Financial struggles led to a divorce in 1931, and Florence became a single mother to her two daughters. To make ends meet, she worked as an organist for silent film screenings and composed songs for radio ads under a pen name. During this time, Price lived with friends and eventually moved in with her student and friend, Margaret Bonds, also a black pianist and composer. This friendship connected Price with writer Langston Hughes and contralto Marian Anderson, both prominent figures in the art world who aided in Price’s future success as a composer. Together, Price and Bonds began to achieve national recognition for their compositions and performances.

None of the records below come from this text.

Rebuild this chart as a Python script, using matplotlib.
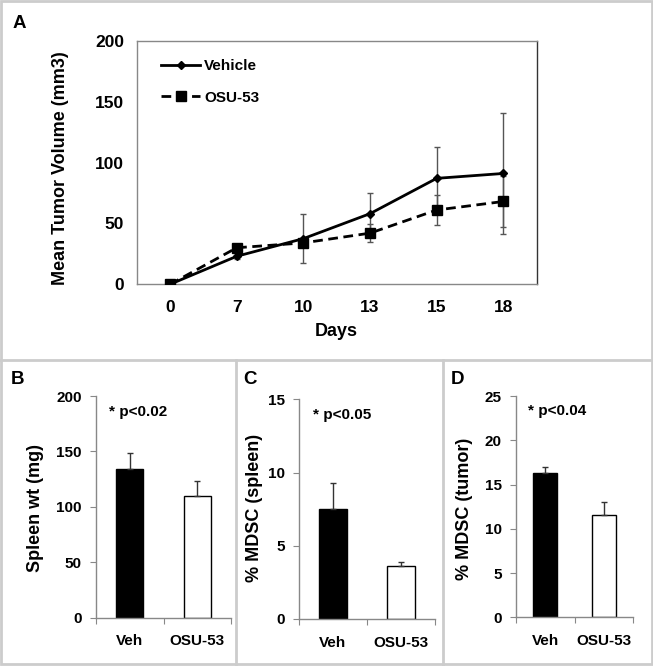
import matplotlib.pyplot as plt
from matplotlib.lines import Line2D
from matplotlib.patches import Rectangle

plt.rcParams['font.family'] = ['Liberation Sans', 'DejaVu Sans']
plt.rcParams['font.weight'] = 'bold'

# Panel A data (tumor volume over time)
days = ['0', '7', '10', '13', '15', '18']
vehicle_mean = [0, 23, 37.5, 58, 87, 91]
vehicle_err = [0, 2.5, 20, 17, 26, 50]
osu_mean = [0, 30, 34, 42, 61, 68]
osu_err = [0, 2, 2, 7.5, 12.5, 21]

# Panels B-D data
groups = ['Veh', 'OSU-53']
spleen_wt = [133.8, 110]
spleen_wt_err = [15, 13]
mdsc_spleen = [7.5, 3.6]
mdsc_spleen_err = [1.8, 0.3]
mdsc_tumor = [16.3, 11.6]
mdsc_tumor_err = [0.7, 1.4]

W, H = 653, 666
fig = plt.figure(figsize=(W / 100, H / 100), dpi=100)


def px_axes(left, top, right, bottom):
    return fig.add_axes([left / W, 1 - bottom / H, (right - left) / W, (bottom - top) / H])


# ---- Panel A ----
ax = px_axes(136.7, 40.7, 536.7, 284.3)
x = range(len(days))
ax.errorbar(x, vehicle_mean, yerr=vehicle_err, fmt='none', ecolor='#555555',
            elinewidth=1, capsize=2.5, capthick=1, zorder=1)
ax.errorbar(x, osu_mean, yerr=osu_err, fmt='none', ecolor='#555555',
            elinewidth=1, capsize=2.5, capthick=1, zorder=1)
ax.plot(x, osu_mean, color='black', lw=2, dashes=(3.5, 2), marker='s', ms=6.5,
        label='OSU-53', zorder=3)
ax.plot(x, vehicle_mean, color='black', lw=2, marker='D', ms=4.5,
        label='Vehicle', zorder=4)
ax.set_xlim(-0.5, 5.5)
ax.set_ylim(0, 200)
ax.set_yticks([0, 50, 100, 150, 200])
ax.set_xticks(list(x))
ax.set_xticklabels(days)
ax.tick_params(length=0, labelsize=12.5, pad=9)
ax.tick_params(axis='x', pad=11)
for s in ax.spines.values():
    s.set_color('#888888')
    s.set_linewidth(1)
ax.spines['right'].set_color('#333333')
ax.set_xlabel('Days', fontsize=13, fontweight='bold', labelpad=6)
ax.set_ylabel('Mean Tumor Volume (mm3)', fontsize=13, fontweight='bold')
ax.yaxis.set_label_coords(-0.169, 0.475)
handles, labels = ax.get_legend_handles_labels()
ax.legend(handles[::-1], labels[::-1], loc='upper left', bbox_to_anchor=(0.06, 0.925),
          frameon=False, fontsize=11, handlelength=2.6, handletextpad=0.25,
          labelspacing=1.15, numpoints=1, borderpad=0, borderaxespad=0)


# ---- Panels B-D ----
def bar_panel(box, vals, errs, ymax, yticks, ylabel, ptext, label_xy):
    a = px_axes(*box)
    pos = [0.5, 1.5]
    a.bar(pos, vals, width=0.4, color=['black', 'white'], edgecolor='black', linewidth=1)
    a.errorbar(pos, vals, yerr=[[0, 0], errs], fmt='none', ecolor='#333333',
               elinewidth=1, capsize=2.5, capthick=1)
    a.set_xlim(0, 2)
    a.set_ylim(0, ymax)
    a.set_yticks(yticks)
    a.set_xticks([0, 1, 2], minor=False)
    a.set_xticklabels([])
    a.set_xticks(pos, minor=True)
    a.set_xticklabels(groups, minor=True)
    a.tick_params(axis='x', which='major', length=4, direction='out', color='#888888')
    a.tick_params(axis='x', which='minor', length=0, pad=12, labelsize=11)
    a.tick_params(axis='y', length=4, direction='out', color='#888888', labelsize=11, pad=6)
    for side in ['top', 'right']:
        a.spines[side].set_visible(False)
    for side in ['left', 'bottom']:
        a.spines[side].set_color('#888888')
        a.spines[side].set_linewidth(1)
    a.set_ylabel(ylabel, fontsize=13, fontweight='bold')
    a.yaxis.set_label_coords(*label_xy)
    a.text(0.1, 0.93, ptext, transform=a.transAxes, fontsize=11, fontweight='bold',
           ha='left', va='center')
    return a


bar_panel((95.8, 396, 231.3, 617.7), spleen_wt, spleen_wt_err, 200, [0, 50, 100, 150, 200],
          'Spleen wt (mg)', '* p<0.02', (-0.382, 0.495))
bar_panel((299, 399.3, 435, 619), mdsc_spleen, mdsc_spleen_err, 15, [0, 5, 10, 15],
          '% MDSC (spleen)', '* p<0.05', (-0.268, 0.505))
bar_panel((515.8, 396, 633.3, 617.3), mdsc_tumor, mdsc_tumor_err, 25, [0, 5, 10, 15, 20, 25],
          '% MDSC (tumor)', '* p<0.04', (-0.364, 0.49))

# panel letters
for letter, (lx, ly) in {'A': (19, 23), 'B': (17, 379), 'C': (250, 379), 'D': (458, 379)}.items():
    fig.text(lx / W, 1 - ly / H, letter, fontsize=13.5, fontweight='bold', ha='center', va='center')

# frame lines
grey = '#cccccc'
fig.add_artist(Rectangle((0.002, 0.003), 0.996, 0.995, transform=fig.transFigure,
                         fill=False, edgecolor=grey, linewidth=2))
fig.add_artist(Line2D([0, 1], [1 - 360 / H] * 2, transform=fig.transFigure, color=grey, lw=2))
for vx in [236.5, 442.5]:
    fig.add_artist(Line2D([vx / W] * 2, [0, 1 - 360 / H], transform=fig.transFigure, color=grey, lw=2))

fig.savefig('out.png', dpi=100)
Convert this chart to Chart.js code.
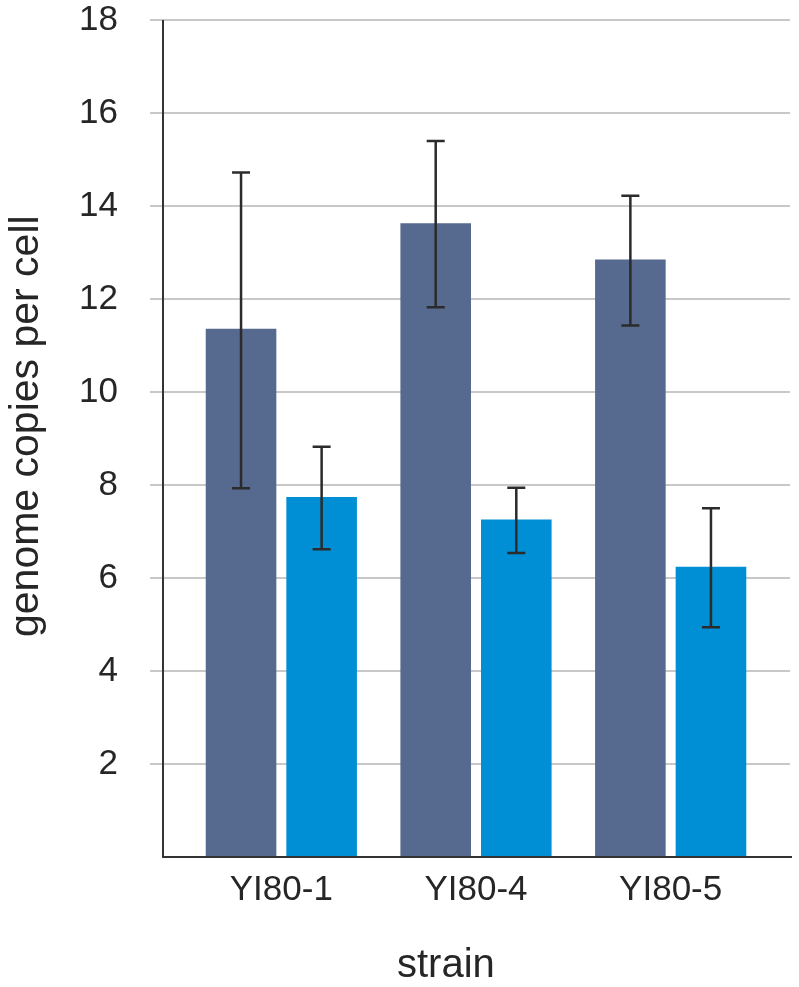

In 1932, both Price and Bonds submitted compositions for Wanamaker Foundation Awards. Price won first prize with her Symphony in E minor, and third for her Piano Sonata, earning her a $500 prize. Bonds came in first place in the song category, with a song entitled “Sea Ghost.” The Chicago Symphony Orchestra, conducted by Frederick Stock, premiered the Symphony on June 15, 1933, making Price’s piece the first composition by an African-American woman to be played by a major orchestra.

Price was inducted into the American Society of Composers, Authors, and Publishers in 1940 for her work as a composer. In 1949, Price published two of her spiritual arrangements, “I Am Bound for the Kingdom,” and “I’m Workin’ on My Buildin'”, and dedicated them to Marian Anderson, who performed them on a regular basis.

On June 3, 1953, Price died from a stroke in Chicago, Illinois. Following her death, much of her work was overshadowed as new musical styles emerged that fit the changing tastes of modern society. Some of her work was lost, but as more African-American and female composers have gained attention for their works, so has Price. In 2001, the Women’s Philharmonic created an album of some of her work. Pianist Karen Walwyn and The New Black Repertory Ensemble performed Price’s “Concerto in One Movement” and “Symphony in E minor” in December 2011.